Carson McHone CAROUSEL. Loose

“There wasa time when I wanted to champion traditional country, mostly because I wasn’t hearing it in what was being called ‘country’. I think a lot of roots influenced artists feel the need to defend tradition in this way. Today though, I want to do more with the form, push myself past where I understand it to be.” - Carson McHone

Years before Rolling Stone was praising McHone’s advebturous roots music, the Austin, Texas native played weeknights in local bars, keeping dancers dancing and drinkers drinking. With her 21st birthday still far away, McHone entertained late-night crowds bearing witness to the good times and bad decisions that fill a busy bar. Her music is full of details from early adulthood in difficult company. In 2015 she released GOODLUCK MAN which earned her a cover story in the leading Austin newspaper and the support of local country icons like Ray Wylie Hubbard, who observed, “she writes songs like her life dep[ends on it.”

Country fans get ready for Miss McHone!! Beautifully produced by award-winning  Nashville-based Mike McCarthy (Spoon, Patty Griffin, Heartless Bastards), CAROUSEL treads a marginally softer country style but there’s no mistaking its musical heart and soul.
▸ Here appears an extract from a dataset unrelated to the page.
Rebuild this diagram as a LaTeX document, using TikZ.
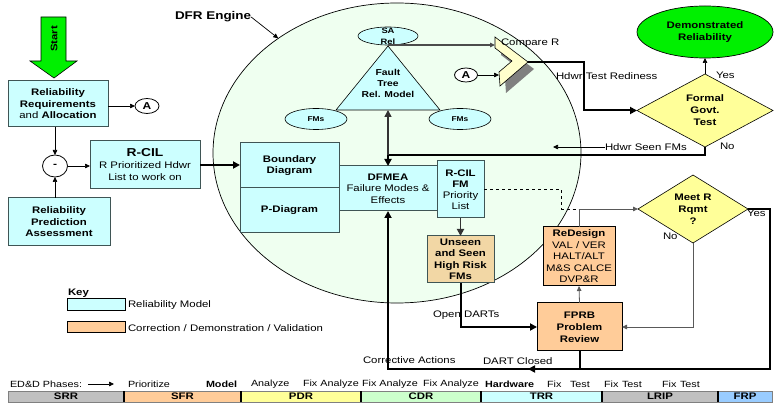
\documentclass[tikz,border=0pt]{standalone}
\usepackage{fontspec}
\setmainfont{Liberation Sans}[FakeStretch=1.2]
\usetikzlibrary{arrows.meta,shapes.geometric,calc}
\definecolor{cyanfill}{HTML}{CCFFFF}
\definecolor{enginefill}{HTML}{EFFFF0}
\definecolor{tanfill}{HTML}{F2D7A5}
\definecolor{orangefill}{HTML}{FFCC99}
\definecolor{yellowfill}{HTML}{FFFF99}
\definecolor{brightgreen}{HTML}{00F000}
\definecolor{boxline}{HTML}{3F5555}
\definecolor{chevfill}{HTML}{FFFFCC}
\definecolor{srrgray}{HTML}{C0C0C0}
\definecolor{cdrgreen}{HTML}{CCFFCC}
\definecolor{frpblue}{HTML}{99CCFF}
\newcommand\myfs[2]{\fontsize{#1}{#2}\selectfont}
\tikzset{
 relbox/.style={draw=boxline, line width=1pt, fill=cyanfill, align=center, font=\myfs{9.5}{11.5}\bfseries},
 corrbox/.style={draw=black, line width=1pt, fill=orangefill, align=center, font=\myfs{9.5}{12}\bfseries},
 smallell/.style={ellipse, draw=black, line width=0.6pt, fill=cyanfill, font=\myfs{7}{10}\bfseries, align=center},
 conn/.style={ellipse, draw=black, line width=0.8pt, fill=white, font=\myfs{10}{12}\bfseries},
 dec/.style={diamond, draw=black, line width=0.6pt, fill=yellowfill, align=center, font=\myfs{9.5}{12}\bfseries},
 arr/.style={-{Triangle[length=5pt,width=4.5pt]}},
 arrthick/.style={-{Triangle[length=7pt,width=7pt]}},
 thinline/.style={line width=0.7pt, draw=black},
 thickline/.style={line width=2pt, draw=black},
 grayline/.style={line width=0.8pt, draw=black!65},
 lbl/.style={font=\myfs{9.5}{11.5}, anchor=west},
 lblb/.style={font=\myfs{9.5}{11.5}\bfseries, anchor=west},
 phl/.style={font=\myfs{9}{11}, anchor=west},
 phlb/.style={font=\myfs{9}{11}\bfseries, anchor=west},
 barseg/.style={fill=#1, draw=black!50, line width=0.6pt, minimum height=11pt, font=\myfs{9.5}{11}\bfseries},
}
\begin{document}
\begin{tikzpicture}[x=1pt,y=-1pt, every node/.style={inner sep=0pt, outer sep=0pt}]
\useasboundingbox (0,0) rectangle (774,403);
\fill[white] (0,0) rectangle (774,403);

% engine
\node[ellipse, draw=black, line width=0.7pt, fill=enginefill, minimum width=368pt, minimum height=300pt] (eng) at (397,153) {};
\node[anchor=west, font=\myfs{11.2}{13}\bfseries] (dfr) at (175,17) {DFR Engine};
\draw[thinline, arr] (dfr.east) -- (eng.136);

% start arrow
\draw[fill=brightgreen, line width=0.6pt] (41,17) -- (66,17) -- (66,61) -- (77,61) -- (54,78) -- (30,61) -- (41,61) -- cycle;
\node[rotate=90, font=\myfs{9.5}{11}\bfseries] (start) at (54,39) {Start};

% left column
\node[relbox, minimum width=100pt, minimum height=46pt] (req) at (58,104) {Reliability\\Requirements\\{\mdseries and} Allocation};
\node[conn, minimum width=24pt, minimum height=15pt] (A1) at (147,106) {A};
\node[ellipse, draw=black, line width=0.8pt, fill=white, minimum width=25pt, minimum height=22pt, font=\myfs{10}{12}\bfseries] (minus) at (55,166) {-};
\node[relbox, minimum width=102pt, minimum height=48pt] (pred) at (59,222) {Reliability\\Prediction\\Assessment};
\node[relbox, minimum width=110pt, minimum height=48pt, font=\myfs{9.5}{12}] (rcil) at (145,165) {{\myfs{11.5}{14}\bfseries R-CIL}\\R Prioritized Hdwr\\List to work on};

\draw[thinline, arr] (req.east |- A1.west) -- (A1.west);
\draw[thinline, arr] (minus.north |- req.south) -- (minus.north);
\draw[thinline, arr] (minus.south |- pred.north) -- (minus.south);
\draw[thinline, arr] (minus.east) -- (rcil.west |- minus.east);

% engine contents
\coordinate (trapex) at (388,46);
\coordinate (trbase) at (388,110);
\draw[fill=cyanfill, line width=0.6pt] (trapex) -- (440,110) -- (336,110) -- cycle;
\node[align=center, font=\myfs{8.6}{11}\bfseries] (trtext) at (388,83) {Fault\\Tree\\Rel. Model};
\node[smallell, minimum width=60pt, minimum height=18pt] (sarel) at (388,36) {};
\node[align=center, font=\myfs{7.8}{11}\bfseries] (sareltext) at (388,36) {SA\\Rel};
\node[smallell, minimum width=62pt, minimum height=21pt] (fm1) at (316,119) {FMs};
\node[smallell, minimum width=62pt, minimum height=21pt] (fm2) at (460,119) {FMs};

\node[relbox, minimum width=99pt, minimum height=45pt] (bd) at (289.5,165.5) {Boundary\\Diagram};
\node[relbox, minimum width=99pt, minimum height=45pt] (pd) at (289.5,210.5) {P-Diagram};
\node[relbox, minimum width=98pt, minimum height=45pt, font=\myfs{9.5}{11.5}] (dfmea) at (388,188.5) {\textbf{DFMEA}\\Failure Modes \&\\Effects};
\node[relbox, minimum width=47pt, minimum height=57pt, font=\myfs{9.5}{11}] (rcilfm) at (460.5,189.5) {\textbf{R-CIL}\\\textbf{FM}\\Priority\\List};
\node[draw=boxline, line width=1pt, fill=tanfill, align=center, font=\myfs{9.5}{11.5}\bfseries, minimum width=67pt, minimum height=47pt] (unseen) at (460.5,259.5) {Unseen\\and Seen\\High Risk\\FMs};

\draw[thickline, arrthick] (rcil.east) -- (bd.west |- rcil.east);

% chevron
\coordinate (cv1) at (495,37);
\coordinate (cvtip) at (528,62);
\coordinate (cv3) at (500,86);
\coordinate (cv4) at (499,72);
\coordinate (cv5) at (512,61);
\coordinate (cv6) at (495,48);
\fill[black!50] (501,44) -- (534,69) -- (506,93) -- (505,79) -- (518,68) -- (501,55) -- cycle;
\draw[fill=chevfill, line width=0.6pt] (cv1) -- (cvtip) -- (cv3) -- (cv4) -- (cv5) -- (cv6) -- cycle;
\node[lbl] (cmp) at (501,43) {Compare R};
\draw[line width=1.4pt, draw=black!70, arr] (sarel.south) -- (sarel.south -| cv1);
\node[conn, minimum width=23pt, minimum height=14pt] (A2) at (466,75) {A};
\draw[thinline, arr] (A2.east) -- (A2.east -| cv4);

% right side
\node[ellipse, draw=black, line width=0.7pt, fill=brightgreen, minimum width=136pt, minimum height=52pt, align=center, font=\myfs{9.5}{12}\bfseries] (demo) at (705,32) {Demonstrated\\Reliability};
\node[dec, minimum width=136pt, minimum height=73pt, aspect=1.8] (formal) at (705,110.5) {Formal\\Govt.\\Test};
\draw[thickline, arrthick] (cvtip) -- ++(56,0) |- (formal.west);
\node[lbl] (htr) at (556,76) {Hdwr Test Rediness};
\draw[thinline, arr] (formal.north) -- (demo.south);
\node[lbl] (yes1) at (716,75) {Yes};
\node[lbl] (no1) at (720,146) {No};

\coordinate (j1) at (388,155);
\draw[thickline, arrthick] (formal.south) |- (j1) -- (dfmea.north);
\draw[line width=1.6pt, draw=black!80, arrthick] (j1) -- (trbase);
\node[lbl] (hsf) at (605,147) {Hdwr Seen FMs};
\draw[thinline, arr] (hsf.west) -- ++(-52,0);

% correction loop
\node[corrbox, minimum width=85pt, minimum height=48pt] (fprb) at (579.5,327) {FPRB\\Problem\\Review};
\node[corrbox, minimum width=72pt, minimum height=59pt, font=\myfs{9.5}{11.5}] (redesign) at (579,256.5) {\textbf{ReDesign}\\VAL / VER\\HALT/ALT\\M\&S CALCE\\DVP\&R};
\node[dec, minimum width=110pt, minimum height=68pt, aspect=1.6] (meet) at (693,209) {Meet R\\Rqmt\\?};

\draw[line width=1.8pt, draw=black!80, arrthick] (rcilfm.south) -- (unseen.north);
\coordinate (j3) at (561,209);
\draw[thinline, dashed] (rcilfm.east) -| (j3) -- (redesign.north |- j3);
\draw[grayline, arr] (redesign.north) |- (meet.west);
\draw[grayline, arr] (fprb.north) -- (redesign.south);
\draw[grayline, arr] (meet.south) |- (fprb.east);
\node[lbl] (no2) at (663,236) {No};
\node[lbl] (yes2) at (747,213) {Yes};

\draw[thickline, arrthick] (unseen.south) |- (fprb.west);
\node[lbl] (od) at (433,315) {Open DARTs};

\coordinate (j4) at (770,369);
\draw[thickline, arrthick] (meet.east) -| (j4) -| (dfmea.south);
\draw[thickline] (fprb.south) -- (fprb.south |- j4);
\coordinate (dc) at (528,369);
\draw[thickline, arrthick] ([xshift=10pt]dc) -- (dc);
\node[lbl] (ca) at (363,360) {Corrective Actions};
\node[lbl] (dcl) at (483,361) {DART Closed};

% key
\node[lblb] (key) at (68,293) {Key};
\node[draw=black, line width=1pt, fill=cyanfill, minimum width=58pt, minimum height=12pt] (k1) at (96,305) {};
\node[lbl] (k1t) at (128,305) {Reliability Model};
\node[draw=black, line width=1pt, fill=orangefill, minimum width=58pt, minimum height=11pt] (k2) at (96,327.5) {};
\node[lbl] (k2t) at (128,328) {Correction / Demonstration / Validation};

% phases
\node[phl] (edd) at (10,384) {ED\&D Phases:};
\draw[thinline, arr] ([xshift=6pt]edd.east) -- ([xshift=32pt]edd.east);
\node[phl] (p1) at (128,384) {Prioritize};
\node[phlb] (p2) at (206,384) {Model};
\node[phl] (p3) at (251,384) {Analyze};
\node[phl] (p4) at (303,384) {Fix Analyze};
\node[phl] (p5) at (362,384) {Fix Analyze};
\node[phl] (p6) at (423,384) {Fix Analyze};
\node[phlb] (p10) at (485,384) {Hardware};
\node[phl] (p11) at (547,384) {Fix};
\node[phl] (p12) at (570,384) {Test};
\node[phl] (p13) at (604,384) {Fix};
\node[phl] (p14) at (622,384) {Test};
\node[phl] (p15) at (662,384) {Fix};
\node[phl] (p16) at (680,384) {Test};

\node[barseg=srrgray, minimum width=116pt] (srr) at (66,396.5) {SRR};
\node[barseg=orangefill, minimum width=117pt] (sfr) at (182.5,396.5) {SFR};
\node[barseg=yellowfill, minimum width=120pt] (pdr) at (301,396.5) {PDR};
\node[barseg=cdrgreen, minimum width=120pt] (cdr) at (421,396.5) {CDR};
\node[barseg=cyanfill, minimum width=121pt] (trr) at (541.5,396.5) {TRR};
\node[barseg=srrgray, minimum width=116pt] (lrip) at (660,396.5) {LRIP};
\node[barseg=frpblue, minimum width=54pt] (frp) at (745,396.5) {FRP};
\foreach \s in {srr,sfr,pdr,cdr,trr,lrip}
  \draw[line width=1.2pt] (\s.north east) -- (\s.south east);
\end{tikzpicture}
\end{document}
Opener ‘Sad’ has a gently rolling  instrumental introduction and my first experience of this young lady’s voice. There’s the expected country twang while I’m also hearing a voice that’s as natural as the sky with the ability to meet every emotional and story-telling challenge. There’s also thrilling country fiddling, occasional changes of pace and truckloads of melody. It’s a strong start.


‘Drugs’ is a painfully slow and passionate tale with a voice that reflects truth, pain and concern. The instrumental backdrop is beautfully judged in its sparseness and vibe. It’s also one of several highlights here. ‘Lucky’ goes initially upbeat but slows when the almost talking-pace vocal enters and the pace slows dramatically. The song is a bittersweet love song with several clever changes of pace which coincide with the darker and more optimistic parts of the song. Excellent.

‘Good Time Daddy Blues’ is a lighter, rocky affair that fairly thunders along before the more mellow and very beautiful ‘Dream Shop Gal’ arrives. Then comes an instrumental interlude with McHone asking if a member of the band is present… The love song ‘Gentle’ arrives a minute later with the lady’s voice convincing in its sincerity and emotion. ”Maybe They’re Just Really Good Friends’ is firmly in trad country territory with appropriate guitar riffs and driving bass rhythms dominating the affair - not one of the good songs  here though. ‘How ‘Bout It’ recovers the quality with a meandering bittersweet love song dominated by sparsely played piano notes and a vocal in true story-telling style. It’s another beauty and my major highlight of this lovely album.

‘Goodluck Man’ is glacially paced and another moving love song made all the better by the extraordinary expressive McHone vocal. The intrumental arrangement is pure, subtle magic and underlines the depth of drama and emotion here. Finally, ‘Spider Song’ ups the pace a fraction with a sole guitar following the lovely gentle vocal performance.

This album serves as a brilliant introduction to a new country star who I hope to see perform live in the near future. ESSENTAL.